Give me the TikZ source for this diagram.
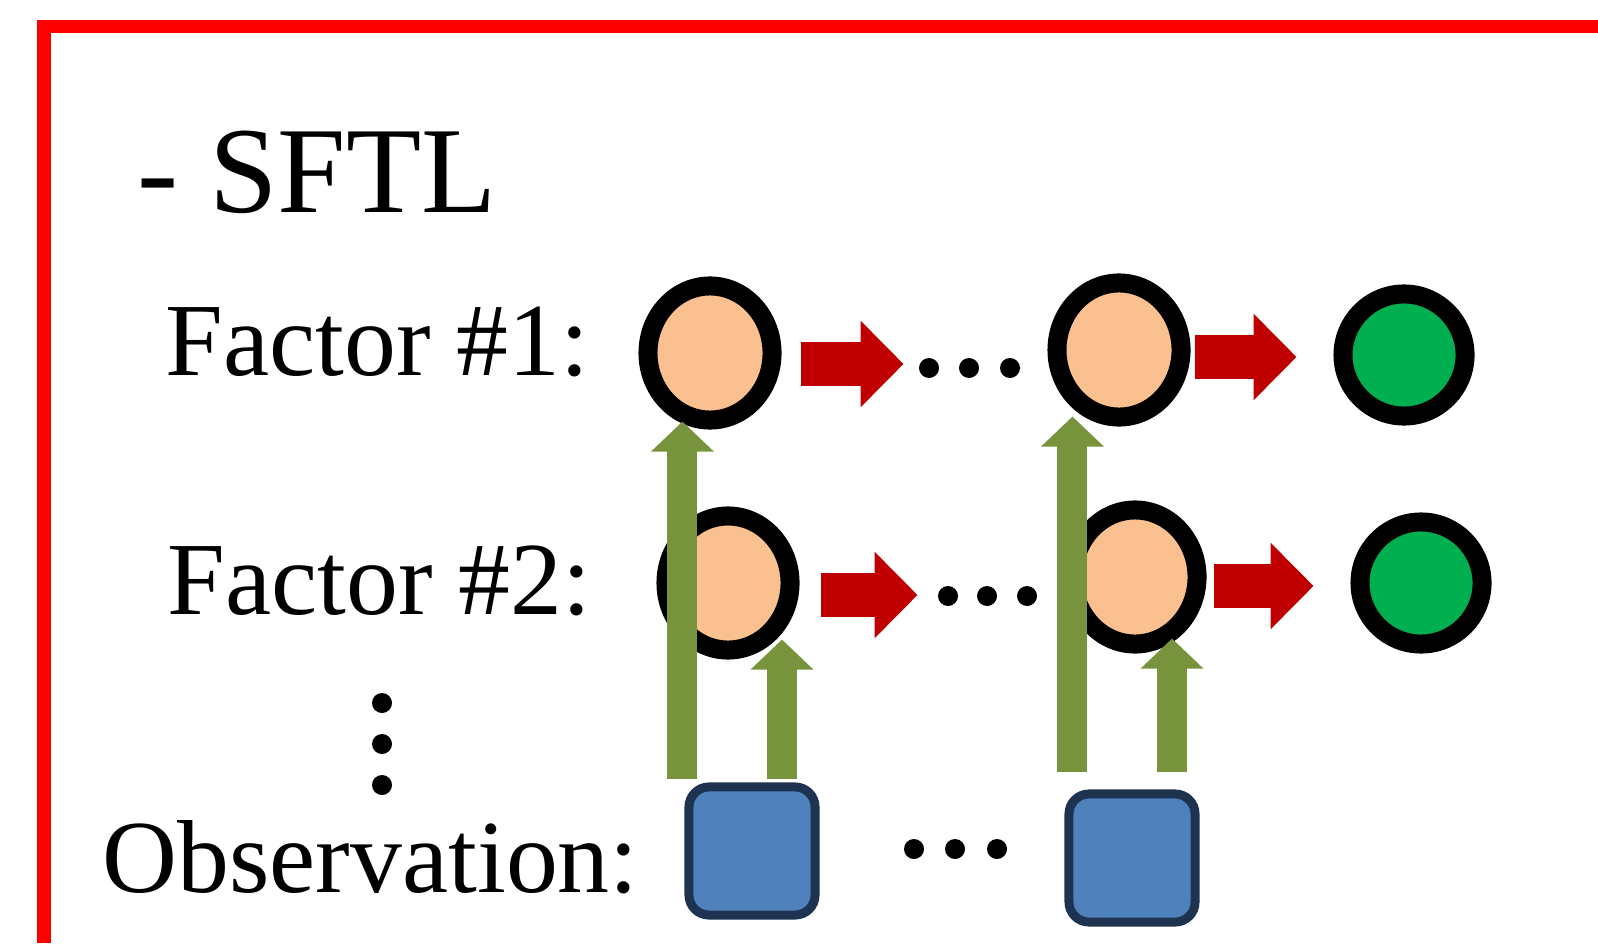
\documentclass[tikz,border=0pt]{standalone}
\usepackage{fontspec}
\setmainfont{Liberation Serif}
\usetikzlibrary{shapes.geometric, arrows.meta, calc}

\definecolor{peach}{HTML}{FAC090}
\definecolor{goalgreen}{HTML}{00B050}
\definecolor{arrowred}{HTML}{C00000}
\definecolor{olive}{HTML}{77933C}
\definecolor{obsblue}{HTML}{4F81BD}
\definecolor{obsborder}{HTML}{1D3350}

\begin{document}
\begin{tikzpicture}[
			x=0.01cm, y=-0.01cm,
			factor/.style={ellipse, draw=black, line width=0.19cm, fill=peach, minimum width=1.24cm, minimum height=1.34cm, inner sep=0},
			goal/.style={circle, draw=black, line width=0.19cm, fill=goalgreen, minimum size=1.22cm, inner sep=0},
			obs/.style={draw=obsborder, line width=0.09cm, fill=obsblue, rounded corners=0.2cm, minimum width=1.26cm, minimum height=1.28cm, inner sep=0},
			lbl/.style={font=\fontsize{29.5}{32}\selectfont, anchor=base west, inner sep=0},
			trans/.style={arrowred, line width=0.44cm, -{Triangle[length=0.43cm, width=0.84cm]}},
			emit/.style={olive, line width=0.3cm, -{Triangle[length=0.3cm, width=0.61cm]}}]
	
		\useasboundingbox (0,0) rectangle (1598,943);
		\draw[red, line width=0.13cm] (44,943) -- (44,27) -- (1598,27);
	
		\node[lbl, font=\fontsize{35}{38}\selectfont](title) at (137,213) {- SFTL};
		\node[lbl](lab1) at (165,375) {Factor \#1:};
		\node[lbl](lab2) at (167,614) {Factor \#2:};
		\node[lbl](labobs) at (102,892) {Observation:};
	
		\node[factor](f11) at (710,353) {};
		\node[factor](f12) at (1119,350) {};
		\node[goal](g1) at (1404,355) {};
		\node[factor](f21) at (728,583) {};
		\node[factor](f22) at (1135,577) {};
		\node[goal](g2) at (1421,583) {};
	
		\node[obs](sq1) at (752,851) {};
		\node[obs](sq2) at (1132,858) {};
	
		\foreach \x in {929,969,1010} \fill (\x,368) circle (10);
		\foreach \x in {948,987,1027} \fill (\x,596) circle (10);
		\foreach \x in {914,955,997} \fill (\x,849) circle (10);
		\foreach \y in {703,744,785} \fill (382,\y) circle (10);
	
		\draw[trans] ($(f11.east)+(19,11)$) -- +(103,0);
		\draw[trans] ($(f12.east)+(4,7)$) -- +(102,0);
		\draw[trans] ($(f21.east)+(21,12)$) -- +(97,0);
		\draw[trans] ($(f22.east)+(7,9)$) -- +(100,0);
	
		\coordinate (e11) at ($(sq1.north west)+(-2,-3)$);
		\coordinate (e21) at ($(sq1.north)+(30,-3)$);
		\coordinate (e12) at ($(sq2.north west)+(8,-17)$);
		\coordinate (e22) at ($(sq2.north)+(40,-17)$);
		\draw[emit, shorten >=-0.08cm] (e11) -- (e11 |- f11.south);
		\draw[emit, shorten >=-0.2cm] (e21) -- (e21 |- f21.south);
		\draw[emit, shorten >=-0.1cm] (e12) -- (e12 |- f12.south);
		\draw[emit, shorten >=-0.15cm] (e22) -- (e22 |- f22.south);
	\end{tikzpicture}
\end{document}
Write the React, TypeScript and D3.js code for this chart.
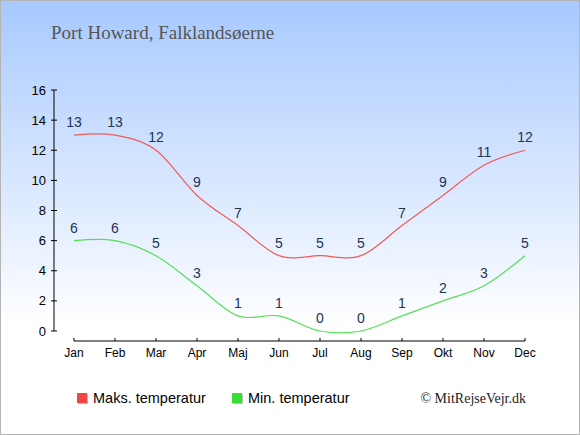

==*==

Work required. Give back exactly the lines from the top of the records to the line containing "(44,27) -- (1598,27);", both included, and no pictures.

Task answer.
Give me the TikZ source for this diagram.
\documentclass[tikz,border=0pt]{standalone}
\usepackage{fontspec}
\setmainfont{Liberation Serif}
\usetikzlibrary{shapes.geometric, arrows.meta, calc}

\definecolor{peach}{HTML}{FAC090}
\definecolor{goalgreen}{HTML}{00B050}
\definecolor{arrowred}{HTML}{C00000}
\definecolor{olive}{HTML}{77933C}
\definecolor{obsblue}{HTML}{4F81BD}
\definecolor{obsborder}{HTML}{1D3350}

\begin{document}
\begin{tikzpicture}[
			x=0.01cm, y=-0.01cm,
			factor/.style={ellipse, draw=black, line width=0.19cm, fill=peach, minimum width=1.24cm, minimum height=1.34cm, inner sep=0},
			goal/.style={circle, draw=black, line width=0.19cm, fill=goalgreen, minimum size=1.22cm, inner sep=0},
			obs/.style={draw=obsborder, line width=0.09cm, fill=obsblue, rounded corners=0.2cm, minimum width=1.26cm, minimum height=1.28cm, inner sep=0},
			lbl/.style={font=\fontsize{29.5}{32}\selectfont, anchor=base west, inner sep=0},
			trans/.style={arrowred, line width=0.44cm, -{Triangle[length=0.43cm, width=0.84cm]}},
			emit/.style={olive, line width=0.3cm, -{Triangle[length=0.3cm, width=0.61cm]}}]
	
		\useasboundingbox (0,0) rectangle (1598,943);
		\draw[red, line width=0.13cm] (44,943) -- (44,27) -- (1598,27);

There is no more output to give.